Three memory tests were administered for two trials each—shopping list recall (15 items at Level 1 and 35 items at Level 2) and names and faces (12 faces at Level 1 and 24 faces at Level 2).2 To develop the Level 2 tests, we added more to-be-remembered items or sentences to those items already presented at Level 1, so that participants could experience improvement on the Level 2 tests (see West et al 2007). Each Level 1 test was administered with one minute for study and five minutes for retrieval. Each self-paced Level 2 test provided up to five minutes for study and five minutes for retrieval.
The Level 2 test for each memory task was followed by a self-report strategy questionnaire (West et al 2007). The self-report strategy measure assessed the individual’s usage of common memory strategies (eg, “concentrated,” “tested myself,” “rehearsed”) in addition to the specific strategies taught during the intervention (eg, “image-name-match method,” “PQRST”). Detailed analyses of usage for individual strategies were reported elsewhere (West et al 2007). Here, the focus is on the total number of strategies reported, as this variable is an indicant of strategic effort and generally correlates well with recall (West et al 2007). Scores on each strategy checklist could range from 0 to 15.

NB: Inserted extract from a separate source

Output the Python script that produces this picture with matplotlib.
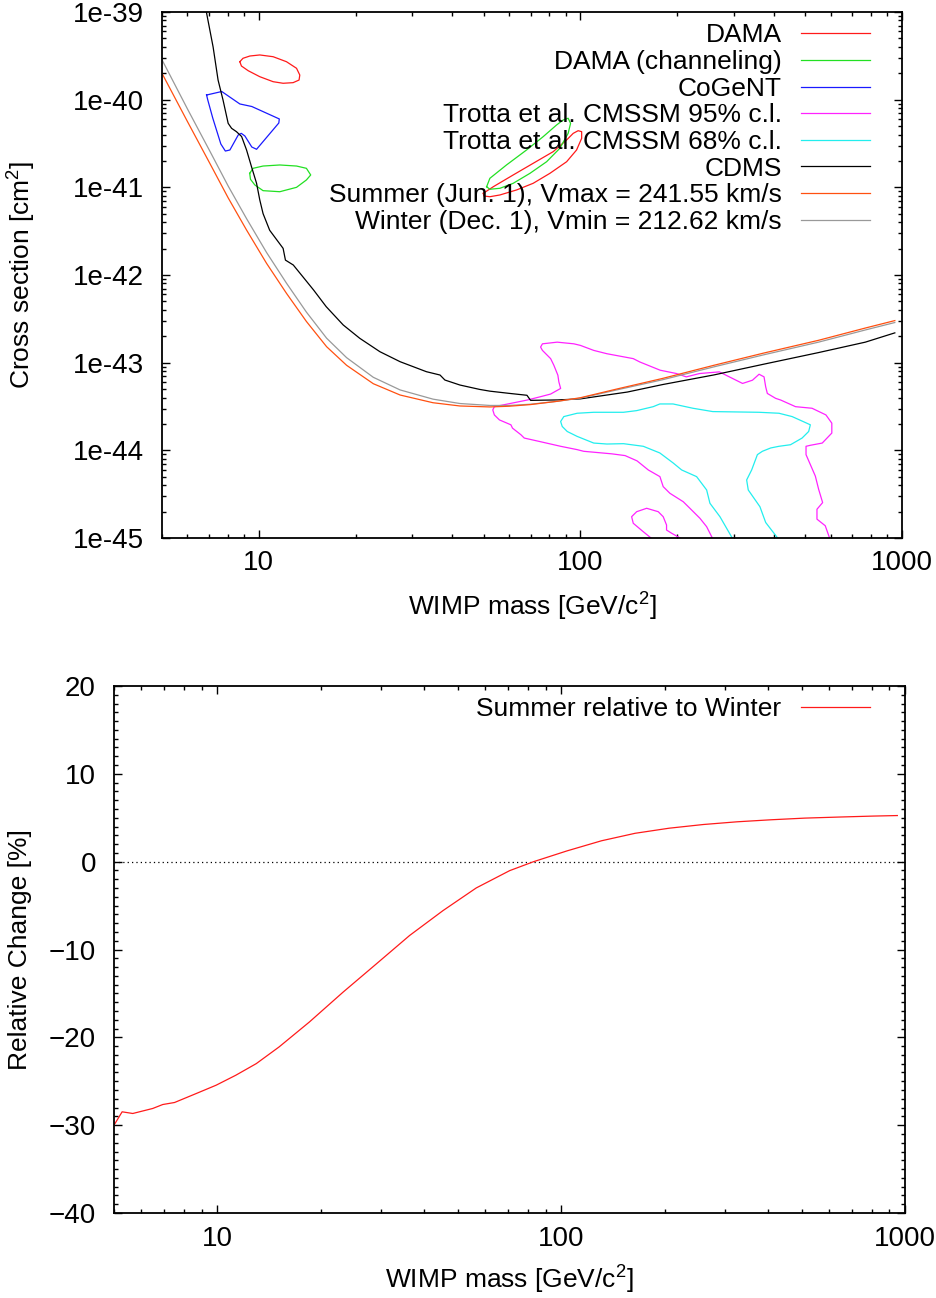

Basic demographic information was collected, including age, education, gender, and health information. The latter included a general self-rating, plus scales assessing mood, vitality, pain, activities of daily living, and limitations in social or other activities due to health problems, from the SF-36 (Ware and Sherbourne 1992). In addition, the digit-symbol subtest (Wechsler 1981) was administered as a general measure of processing speed, because it is known to impact strategy usage (Verhaeghen and Marcoen 1994), and a vocabulary scale was utilized as a general measure of verbal intelligence (Shipley 1940). These measures were used for group comparisons at the pretest. All other tests and questionnaires were administered at the pretest and posttest-2. The posttest-1 interview included only the memory tests and strategy checklists.
Intervention
The purpose of the intervention was to improve memory and increase memory self-efficacy for trainees. The training classes consisted of a two-hour session each week (weeks 2, 3, 4) that targeted specific memory improvement techniques and self-efficacy beliefs. The final (week 6) session was a wrap-up session encouraging trainees to continue to work on memory improvement at home. Assessments were conducted at week 1, week 5, and week 9. All training sessions were scripted to include small-group and large-group discussions of readings and homework assignments, didactic instruction on one or two specific strategies, and practice exercises for the strategies. The content of the training program was consistent with other multifactorial approaches to group training, offering didactic instruction on a number of valuable memory strategies, including: organization, association, the image-name-match method for recalling names (West 1985), attention, and a strategy for remembering written text which involves steps of Preview-Question-Read-Summarize-Test (PQRST; West 1985). Unlike other interventions, the entire program was structured to enhance self-efficacy, for example, easier strategies, simpler homework readings and exercises, and less demanding memory skills were presented first, followed by more difficult ones, to encourage early mastery. In addition, more homework was required than is typical in group training programs. The intervention required about three hours per week, including at least one hour of homework per week, on average, for those who were fully compliant with instructions: 15.5 pages of reading, 3 to 4 homework questions, and 8 practice exercises. Complete training details are available elsewhere (West et al 2007).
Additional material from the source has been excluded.